Supply Chain Finance – only a matter of time before it comes under scrutiny

Supply Chain Finance – only a matter of time before it comes under scrutiny

“What a tangled web we weave when first we practice to deceive” Walter Scott

I am a fan of supply chain finance. Executed properly it can allow buyers to optimise their DPO without painful extensions to payment terms for suppliers and it can lower the cost of working capital to suppliers. But it doesn’t always work like that.

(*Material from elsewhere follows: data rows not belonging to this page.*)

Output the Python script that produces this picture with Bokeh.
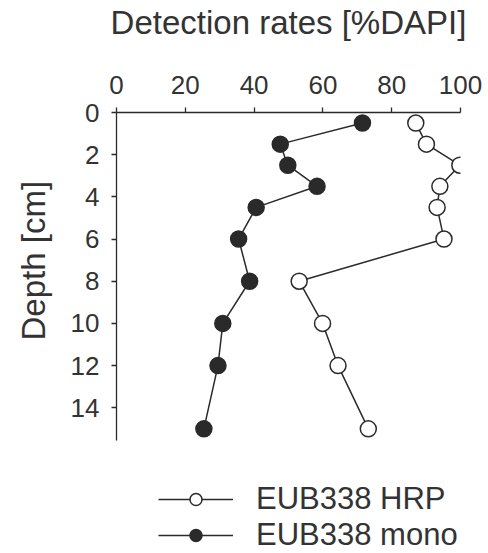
from bokeh.plotting import figure
from bokeh.models import Range1d, Legend, LegendItem, FixedTicker, Title
from bokeh.embed import file_html
from bokeh.resources import INLINE

depth = [0.5, 1.5, 2.5, 3.5, 4.5, 6, 8, 10, 12, 15]
hrp = [87.0, 90.1, 99.8, 94.0, 93.2, 95.2, 53.1, 59.9, 64.4, 73.2]
mono = [71.5, 47.6, 49.8, 58.3, 40.6, 35.5, 38.7, 30.9, 29.5, 25.4]
x_ticks = [0, 20, 40, 60, 80, 100]
y_ticks = [0, 2, 4, 6, 8, 10, 12, 14]

FONT = "Liberation Sans"
TXT = "#333333"
INK = "#2a2a2a"

p = figure(width=488, height=553, output_backend="svg", toolbar_location=None,
           x_range=Range1d(0, 100), y_range=Range1d(20.91, 0),
           x_axis_location="above", min_border_left=115, min_border_right=28,
           min_border_top=112, min_border_bottom=0)
p.outline_line_color = None
p.xgrid.visible = False
p.ygrid.visible = False
p.background_fill_color = "white"
p.border_fill_color = "white"

for ax in (p.xaxis[0], p.yaxis[0]):
    ax.axis_line_color = INK
    ax.axis_line_width = 1.3
    ax.major_tick_line_color = INK
    ax.major_tick_line_width = 1.3
    ax.major_tick_out = 5
    ax.major_tick_in = 0
    ax.minor_tick_line_color = None
    ax.major_label_text_font = FONT
    ax.major_label_text_font_size = "26px"
    ax.major_label_text_color = TXT
    ax.axis_label_text_font = FONT
    ax.axis_label_text_font_size = "33px"
    ax.axis_label_text_font_style = "normal"
    ax.axis_label_text_color = TXT

p.xaxis.ticker = FixedTicker(ticks=x_ticks)
p.yaxis.ticker = FixedTicker(ticks=y_ticks)
p.yaxis.bounds = (0, 15.55)
p.xaxis.axis_label = "Detection rates [%DAPI]"
p.xaxis.major_label_standoff = 14
p.yaxis.major_label_standoff = 12
p.xaxis.axis_label_standoff = 32

ytitle = Title(text="Depth [cm]", align="left", offset=213, standoff=28,
               vertical_align="top",
               text_font=FONT, text_font_size="33px", text_font_style="normal",
               text_color=TXT)
p.add_layout(ytitle, "left")

l1 = p.line(hrp, depth, line_color=INK, line_width=1.5)
s1 = p.scatter(hrp, depth, size=16, marker="circle", fill_color="white", line_color=INK, line_width=1.5)
l2 = p.line(mono, depth, line_color=INK, line_width=1.5)
s2 = p.scatter(mono, depth, size=16, marker="circle", fill_color=INK, line_color=INK, line_width=1.5)

legend = Legend(items=[LegendItem(label="EUB338 HRP", renderers=[l1, s1]),
                       LegendItem(label="EUB338 mono", renderers=[l2, s2])],
                location=(42, 0), orientation="vertical",
                label_text_font=FONT, label_text_font_size="31px", label_text_color=TXT,
                glyph_width=75, glyph_height=30, label_height=30, label_standoff=23,
                spacing=0, padding=0, margin=0, border_line_color=None,
                background_fill_alpha=0)
p.add_layout(legend, "center")

open("out.html", "w").write(file_html(p, INLINE))
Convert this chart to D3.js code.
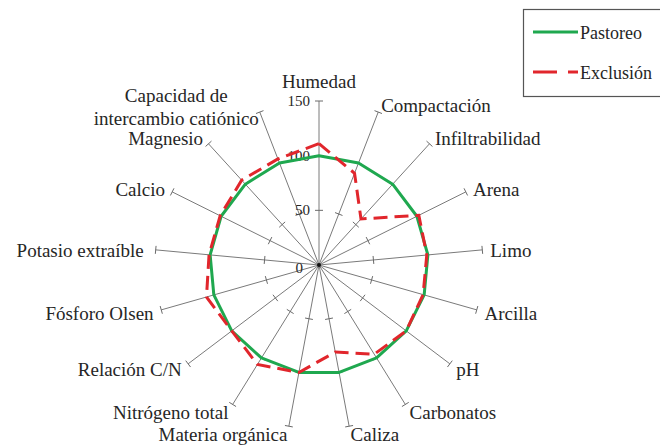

There isn’t a simple definition that covers all interpretations of supply chain finance but at a high level it involves the collaboration of a strong buyer extending their superior financial strength to their buyers to allow them to borrow on the strength of approved invoices. That sounds very worthy doesn’t it? But let’s look at what can really happen. Let’s listen in to the conversation between a buyer and supplier. The supplier is on 30 day terms and his his generous customer offers to allow him to borrow money for 30 days at a favourable rate.

Purchasing Insight logoBuyer: “As we have approved your invoices for payment, our clever bank will extend credit to you at terms that would not normally be available to you. You can borrow the value of your oustanding invoices for 30 days or, in other words, recieve payment 30 days early at a very small cost.”

Supplier: “Great. Instead of waiting 30 days for my money I get paid straight away?”

Buyer: “Well not exactly, because were changing your payment terms to 60 days.”

Supplier. “Oh I see. So I get paid in thirty days like I did before but I have to pay your bank for the privelage. And you double your DPO? Isn’t that just the same as you borrowing money from the bank to extend your DPO except the loan is in my name and I have to pay for it?”

Buyer: “Shhh! Don’t say it like that. There is a form of words we use with the bank that allows me to avoid the classification of trade balances as debt.”

Supplier: “That’s sounds very technical. You did say your bank was clever!”

The tangled web of supply chain finance

You know something’s wrong when it becomes difficult to explain in plain language. In contrast – look at Tradeshift’s Instant Payments, Taulia’s dynamic discounting or OB10’s Express Payments – straightforward, crystal clear financial supply chain products, all with one thing in common – not a bank in sight.

If supply chain finance really was the worthy win-win opportunity, why do the banks make it so complicated? Perhaps it isn’t always a win-win at all. If I was cynical, I’d suggest that it’s a contrived way for powerful buyers to artificially enhance their apparent value. Or if I was both cynical and mischievous, I’d say that it is a way of banks exploiting their large customers’ supply chain by forcing borrowing on them. But I’m neither cynical or mischievous so I won’t suggest either is the case.

Complexity is often there to conceal the reality – the simple truth. Increasingly, businesses are coming under scrutiny from governments and tax authorities suspicious of the convoluted and contrived structures that are being put in place. Consumers are becoming savvy too. Starbucks recently suffered a PR setback in Britain when it tried to justify its complicated corporate structure and why, as a result, it pays almost no tax in the UK. It may only be a matter of time before supply chain finance schemes, particularly the more complex arrangements, attract the same level scrutiny.